Given problem:
Using the data below, copy each line that includes the word "this".

---------- Entries supplied

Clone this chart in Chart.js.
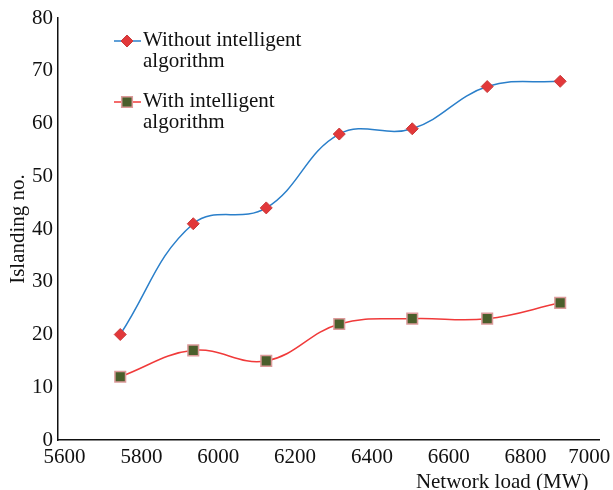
<!DOCTYPE html>
<html>
<head>
<meta charset="utf-8">
<script src="https://cdn.jsdelivr.net/npm/chart.js@4.4.1/dist/chart.umd.min.js"></script>
<style>
  html, body { margin: 0; padding: 0; background: #fff; }
</style>
</head>
<body>
<canvas id="islandChart" width="613" height="490"></canvas>
<script>
'use strict';

// Netzlast (MW) und Anzahl Inselbildungen
const loads = [5745, 5935, 6125, 6315, 6505, 6700, 6890];
const withoutAlgo = [20, 41, 44, 58, 59, 67, 68];
const withAlgo = [12, 17, 15, 22, 23, 23, 26];
const xTicks = [5600, 5800, 6000, 6200, 6400, 6600, 6800, 7000];
const yTicks = [0, 10, 20, 30, 40, 50, 60, 70, 80];
const seriesNames = [
  ['Without intelligent', 'algorithm'],
  ['With intelligent', 'algorithm'],
];

const font = 'Liberation Serif';

// Legende mit zweizeiligen Beschriftungen
const twoLineLegend = {
  id: 'twoLineLegend',
  afterDraw(chart) {
    const ctx = chart.ctx;
    const rows = [
      { y: 41, ds: chart.data.datasets[0] },
      { y: 102, ds: chart.data.datasets[1] },
    ];
    ctx.save();
    rows.forEach(row => {
      ctx.strokeStyle = row.ds.borderColor;
      ctx.lineWidth = 1.5;
      ctx.beginPath();
      ctx.moveTo(114, row.y);
      ctx.lineTo(141, row.y);
      ctx.stroke();
      ctx.fillStyle = row.ds.pointBackgroundColor;
      ctx.strokeStyle = row.ds.pointBorderColor;
      ctx.lineWidth = row.ds.pointBorderWidth;
      Chart.helpers.drawPoint(ctx, {
        pointStyle: row.ds.pointStyle,
        radius: row.ds.pointRadius,
        borderWidth: row.ds.pointBorderWidth,
      }, 127, row.y);
      ctx.fillStyle = '#111';
      ctx.font = `21px "${font}"`;
      ctx.textBaseline = 'middle';
      ctx.textAlign = 'left';
      row.ds.label.forEach((line, i) => {
        ctx.fillText(line, 143, row.y - 1 + i * 21);
      });
    });
    ctx.restore();
  },
};

const ctx = document.getElementById('islandChart').getContext('2d');
new Chart(ctx, {
  type: 'line',
  data: {
    datasets: [
      {
        label: seriesNames[0],
        data: loads.map((x, i) => ({ x, y: withoutAlgo[i] })),
        borderColor: '#2a7fca',
        borderWidth: 1.5,
        tension: 0.4,
        pointStyle: 'rectRot',
        pointRadius: 6,
        pointBorderWidth: 1,
        pointBackgroundColor: '#e2383a',
        pointBorderColor: '#c93a3a',
      },
      {
        label: seriesNames[1],
        data: loads.map((x, i) => ({ x, y: withAlgo[i] })),
        borderColor: '#f03a3a',
        borderWidth: 1.5,
        tension: 0.4,
        pointStyle: 'rect',
        pointRadius: 7.5,
        pointBorderWidth: 1.5,
        pointBackgroundColor: '#4a5e2b',
        pointBorderColor: '#dc9a9a',
      },
    ],
  },
  options: {
    responsive: false,
    animation: false,
    layout: { padding: { top: 18, right: 14, left: 0, bottom: 0 } },
    plugins: {
      legend: { display: false },
      tooltip: { enabled: false },
    },
    scales: {
      x: {
        type: 'linear',
        min: 5583,
        max: 6991,
        afterBuildTicks: axis => {
          axis.ticks = xTicks.map(value => ({ value }));
        },
        grid: { display: false, drawTicks: false },
        border: { display: true, color: '#111', width: 1.5 },
        ticks: {
          color: '#111',
          font: { family: font, size: 21 },
          padding: 5,
          maxRotation: 0,
          autoSkip: false,
          // letzte Beschriftung sitzt im Original am rechten Rand
          callback: value => (value === 7000 ? '7000     ' : String(value)),
        },
        title: {
          display: true,
          text: 'Network load (MW)  ',
          align: 'end',
          color: '#111',
          font: { family: font, size: 21, lineHeight: 1 },
          padding: { top: 0, bottom: -3 },
        },
        afterFit: axis => {
          axis.height = 50;
          axis.paddingRight = 0;
          axis.paddingLeft = 0;
        },
      },
      y: {
        min: 0,
        max: 80,
        afterBuildTicks: axis => {
          axis.ticks = yTicks.map(value => ({ value }));
        },
        grid: { display: false, drawTicks: false },
        border: { display: true, color: '#111', width: 1.5 },
        ticks: {
          color: '#111',
          font: { family: font, size: 21 },
          padding: 5,
          callback: value => String(value),
        },
        title: {
          display: true,
          text: 'Islanding no.',
          color: '#111',
          font: { family: font, size: 21 },
          padding: { top: 6, bottom: 0 },
        },
        afterFit: axis => {
          axis.width = 58;
        },
      },
    },
  },
  plugins: [twoLineLegend],
});
</script>
</body>
</html>
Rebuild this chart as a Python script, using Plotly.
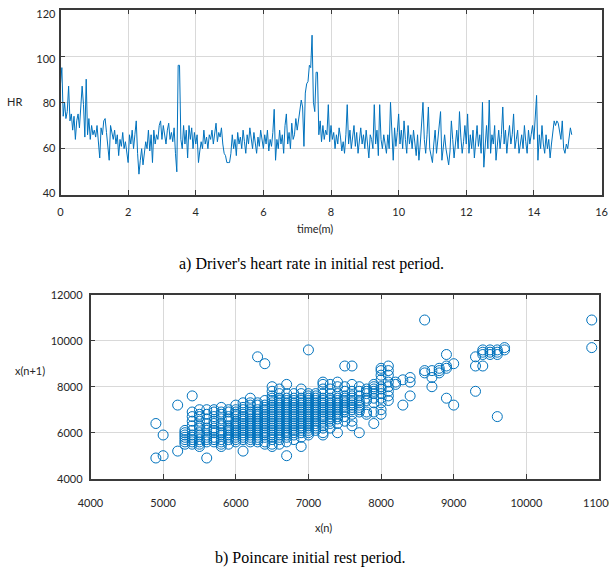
import plotly.graph_objects as go

# ---------------- data ----------------
# Heart rate (bpm), one value every 0.04 min, from 0 to 15.12 min
hr_min00 = [88, 95, 74, 80, 73, 76, 87, 72, 75, 68, 74, 64, 72, 75, 69, 77, 87, 79, 65, 90, 66, 73, 64, 70, 66]
hr_min01 = [68, 65, 70, 63, 56, 69, 66, 72, 73, 67, 62, 55, 70, 66, 64, 68, 62, 66, 57, 64, 61, 67, 60, 63, 58]
hr_min02 = [54, 66, 62, 68, 60, 66, 72, 58, 49, 55, 60, 53, 58, 63, 60, 68, 59, 66, 54, 68, 62, 66, 64, 70, 72]
hr_min03 = [64, 70, 66, 62, 68, 71, 64, 67, 63, 69, 58, 50, 96, 96, 64, 60, 70, 62, 68, 56, 70, 64, 69, 60, 67]
hr_min04 = [62, 66, 54, 59, 63, 60, 68, 62, 65, 60, 66, 64, 68, 62, 66, 71, 63, 67, 65, 69, 62, 58, 57, 54, 54]
hr_min05 = [54, 58, 66, 60, 64, 57, 67, 62, 65, 60, 68, 63, 58, 66, 62, 69, 64, 60, 67, 62, 58, 65, 61, 68, 63]
hr_min06 = [60, 66, 62, 68, 59, 64, 61, 67, 77, 55, 64, 60, 68, 62, 66, 58, 70, 75, 62, 67, 60, 71, 64, 66, 73]
hr_min07 = [68, 72, 78, 81, 78, 61, 84, 88, 89, 96, 95, 109, 80, 76, 93, 93, 66, 72, 63, 70, 64, 68, 66, 79, 63]
hr_min08 = [70, 64, 67, 60, 66, 62, 69, 65, 59, 63, 58, 66, 79, 62, 68, 60, 65, 70, 61, 67, 58, 63, 69, 62, 66]
hr_min09 = [60, 68, 62, 56, 66, 64, 60, 79, 62, 68, 57, 79, 64, 60, 66, 62, 58, 66, 60, 80, 64, 55, 69, 61, 67]
hr_min10 = [75, 62, 68, 60, 72, 64, 58, 70, 62, 66, 60, 68, 63, 57, 66, 55, 62, 70, 80, 64, 58, 66, 78, 60, 57]
hr_min11 = [54, 62, 68, 58, 64, 70, 76, 55, 62, 66, 60, 57, 53, 59, 72, 64, 56, 62, 68, 60, 76, 65, 58, 63, 70]
hr_min12 = [62, 75, 58, 66, 60, 68, 56, 64, 70, 61, 66, 58, 80, 52, 64, 70, 60, 81, 58, 66, 62, 70, 55, 64, 68]
hr_min13 = [60, 66, 78, 62, 68, 58, 65, 70, 62, 66, 75, 60, 64, 68, 58, 62, 66, 60, 70, 63, 58, 68, 62, 66, 70]
hr_min14 = [64, 72, 83, 55, 66, 60, 70, 62, 58, 66, 60, 64, 56, 62, 68, 72, 70, 72, 71, 68, 64, 72, 60, 58, 62]
hr_min15 = [60, 65, 69, 66]
sample_step_min = 0.04

# Poincare plot: x(n) columns and the x(n+1) values observed for each
xn_values = [4900, 5000, 5200, 5300, 5400, 5500, 5600, 5700, 5800, 5900,
             6000, 6100, 6200, 6300, 6400, 6500, 6600, 6700, 6800, 6900,
             7000, 7100, 7200, 7300, 7400, 7500, 7600, 7700, 7800, 7900,
             8000, 8100, 8200, 8300, 8400, 8600, 8700, 8800, 8900, 9000,
             9300, 9400, 9500, 9600, 9700, 10900]
xn1_values = [
    [6400, 4900],
    [5900, 5000],
    [7200, 5200],
    [5500, 5600, 5700, 5800, 5900, 6000, 6100],
    [7600, 6900, 6700, 6500, 6300, 6100, 5900, 5800, 5700, 5600, 5500],
    [7000, 6800, 6700, 6500, 6300, 6200, 6000, 5900, 5700, 5600, 5500, 5400],
    [7000, 6800, 6600, 6400, 6200, 6100, 5900, 5800, 5700, 5600, 4900],
    [7000, 6900, 6700, 6500, 6400, 6200, 6100, 6000, 5800, 5700, 5600],
    [7100, 6900, 6800, 6600, 6400, 6300, 6100, 6000, 5900, 5700, 5600, 5500, 5400],
    [7000, 6900, 6700, 6600, 6500, 6300, 6200, 6100, 6000, 5900, 5800, 5700, 5500],
    [7200, 7000, 6900, 6800, 6700, 6500, 6400, 6300, 6200, 6100, 6000, 5900, 5800, 5700, 5600],
    [7300, 7100, 7000, 6800, 6700, 6600, 6500, 6400, 6300, 6200, 6100, 6000, 5900, 5800, 5700, 5200],
    [7500, 7300, 7200, 7000, 6900, 6800, 6700, 6600, 6500, 6400, 6300, 6200, 6100, 6000, 5900, 5800, 5700, 5600],
    [9300, 7300, 7200, 7000, 6900, 6800, 6700, 6600, 6500, 6400, 6300, 6200, 6100, 6000, 5900, 5800, 5700, 5600],
    [9000, 7400, 7200, 7100, 7000, 6900, 6800, 6700, 6600, 6500, 6400, 6300, 6200, 6100, 6000, 5900, 5800, 5600, 5500],
    [8000, 7800, 7600, 7500, 7400, 7300, 7200, 7100, 7000, 6900, 6800, 6700, 6600, 6500, 6400, 6300, 6200, 6100, 6000, 5900, 5800, 5700, 5500, 5400],
    [7900, 7700, 7500, 7400, 7300, 7200, 7100, 7000, 6900, 6800, 6700, 6600, 6500, 6400, 6300, 6200, 6100, 6000, 5900, 5800, 5700, 5500],
    [8100, 7700, 7500, 7400, 7300, 7200, 7100, 7000, 6900, 6800, 6700, 6600, 6500, 6400, 6300, 6200, 6100, 6000, 5900, 5800, 5600, 5000],
    [7700, 7500, 7400, 7300, 7200, 7100, 7000, 6900, 6800, 6700, 6600, 6500, 6400, 6300, 6200, 6100, 6000, 5900, 5700],
    [7900, 7700, 7500, 7400, 7300, 7200, 7100, 7000, 6900, 6800, 6700, 6600, 6500, 6400, 6300, 6200, 6100, 6000, 5800, 5400],
    [9600, 7700, 7600, 7500, 7400, 7300, 7200, 7100, 7000, 6900, 6800, 6700, 6600, 6500, 6400, 6300, 6200, 6100, 6000, 5900],
    [7700, 7600, 7500, 7400, 7300, 7200, 7100, 7000, 6900, 6800, 6700, 6600, 6500, 6400, 6300, 6200, 6100],
    [8200, 8100, 7900, 7700, 7500, 7400, 7300, 7200, 7100, 7000, 6900, 6800, 6700, 6600, 6500, 6300, 6200, 6000, 5900],
    [8100, 7900, 7700, 7500, 7400, 7300, 7200, 7100, 7000, 6900, 6800, 6700, 6600, 6500, 6400, 6200],
    [8200, 8000, 7700, 7500, 7400, 7300, 7200, 7100, 7000, 6900, 6800, 6700, 6600, 6400, 6000],
    [8900, 8000, 7800, 7600, 7500, 7400, 7300, 7200, 7100, 7000, 6900, 6700, 6500],
    [8900, 8100, 7800, 7600, 7500, 7400, 7300, 7200, 7100, 7000, 6800, 6500, 6300],
    [8000, 7800, 7600, 7400, 7300, 7200, 7100, 7000, 6900, 6000],
    [7900, 7800, 7700, 7500, 7400, 6900, 6800],
    [8100, 8000, 7900, 7800, 7700, 7500, 7300, 6900, 6400],
    [8800, 8700, 8500, 8300, 8000, 7900, 7700, 7500, 7300, 7000, 6800],
    [8900, 8700, 8500, 8200, 8000, 7800, 7600, 7400],
    [8200, 8100],
    [8300, 7200],
    [8400, 8200, 7600],
    [10900, 8700, 8600],
    [8700, 8400, 8000],
    [8800, 8700, 8600],
    [9400, 8900, 8800, 7500],
    [9000, 7200],
    [9300, 8900, 7800],
    [9600, 9500, 9400, 8900],
    [9600, 9500, 9400],
    [9600, 9500, 9400, 6700],
    [9700, 9600],
    [10900, 9700],
]

hr_ticks = [40, 60, 80, 100, 120]
time_ticks = [0, 2, 4, 6, 8, 10, 12, 14, 16]
xn_ticks = [4000, 5000, 6000, 7000, 8000, 9000, 10000, 11000]
xn1_ticks = [4000, 6000, 8000, 10000, 12000]

# ---------------- build ----------------
hr = (hr_min00 + hr_min01 + hr_min02 + hr_min03 + hr_min04 + hr_min05 + hr_min06 + hr_min07
      + hr_min08 + hr_min09 + hr_min10 + hr_min11 + hr_min12 + hr_min13 + hr_min14 + hr_min15)
time_m = [i * sample_step_min for i in range(len(hr))]

px, py = [], []
for xv, ylist in zip(xn_values, xn1_values):
    for yv in ylist:
        px.append(xv)
        py.append(yv)

W, H = 609, 570
BLUE = "#0072BD"
GRID = "#d9d9d9"
AXC = "#3a3a3a"
TICKFONT = dict(family="Lato, Open Sans, sans-serif", size=11, color="#262626")

fig = go.Figure()
fig.add_trace(go.Scatter(x=time_m, y=hr, mode="lines",
                         line=dict(color=BLUE, width=1), xaxis="x", yaxis="y",
                         showlegend=False))
# invisible anchor so that the label-only HR axis is drawn
fig.add_trace(go.Scatter(x=time_m[:1], y=hr[:1], mode="markers", marker=dict(opacity=0),
                         xaxis="x", yaxis="y3", showlegend=False, hoverinfo="skip"))
fig.add_trace(go.Scatter(x=px, y=py, mode="markers",
                         marker=dict(symbol="circle-open", size=10, color=BLUE,
                                     line=dict(width=1, color=BLUE)),
                         xaxis="x2", yaxis="y2", showlegend=False))

def pxx(v):
    return v / W

def pyy(v):
    return 1 - v / H

axis_common = dict(showgrid=True, gridcolor=GRID, gridwidth=1, showline=True,
                   linecolor=AXC, linewidth=1.5, mirror="ticks", ticks="inside",
                   ticklen=5, tickcolor=AXC, tickfont=TICKFONT, zeroline=False,
                   automargin=False, tickformat="d", ticklabeloverflow="allow")

top_dom = [pyy(195), pyy(9.7)]
fig.update_layout(
    template="none",
    width=W, height=H, margin=dict(l=0, r=0, t=0, b=0, autoexpand=False),
    paper_bgcolor="white", plot_bgcolor="white",
    xaxis=dict(domain=[pxx(60.5), pxx(601.5)], range=[0, 16], tickvals=time_ticks,
               anchor="y", ticklabelstandoff=6, **axis_common),
    yaxis=dict(domain=top_dom, range=[40, 120], tickvals=hr_ticks,
               anchor="x", showticklabels=False, **axis_common),
    # label-only axis: the source figure's HR labels sit slightly inside the frame
    yaxis3=dict(domain=top_dom, range=[39.1, 121.9], tickvals=hr_ticks, overlaying="y",
                anchor="x", side="left", showgrid=False, showline=False, ticks="",
                zeroline=False, automargin=False, tickfont=TICKFONT,
                ticklabelstandoff=4, ticklabeloverflow="allow"),
    xaxis2=dict(domain=[pxx(90.5), pxx(599)], range=[4000, 11000], tickvals=xn_ticks,
                anchor="y2", ticklabelstandoff=13, **axis_common),
    yaxis2=dict(domain=[pyy(478.7), pyy(294.7)], range=[4000, 12000], tickvals=xn1_ticks,
                anchor="x2", ticklabelstandoff=4, **axis_common),
)

def ann(text, x, y, size=11, family="Lato, Open Sans, sans-serif", color="#262626",
        xanchor="center"):
    fig.add_annotation(text=text, x=pxx(x), y=pyy(y), xref="paper", yref="paper",
                       showarrow=False, xanchor=xanchor, yanchor="middle",
                       font=dict(family=family, size=size, color=color))

ann("HR", 5, 101, xanchor="left")
ann("time(m)", 315, 228)
ann("x(n+1)", 30, 370)
ann("x(n)", 323, 527)
ann("a) Driver's heart rate in initial rest period.", 311, 264, size=16,
    family="Liberation Serif, Times New Roman, serif", color="#000000")
ann("b) Poincare initial rest period.", 310, 558, size=16,
    family="Liberation Serif, Times New Roman, serif", color="#000000")

fig.write_html(
    "out.html",
    config={"displayModeBar": False},
    post_script="document.body.style.margin='0';document.body.style.overflow='hidden';",
)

--------------------

The reply:
Clone this chart in Chart.js.
Rebuild this chart as a Python script, using Plotly.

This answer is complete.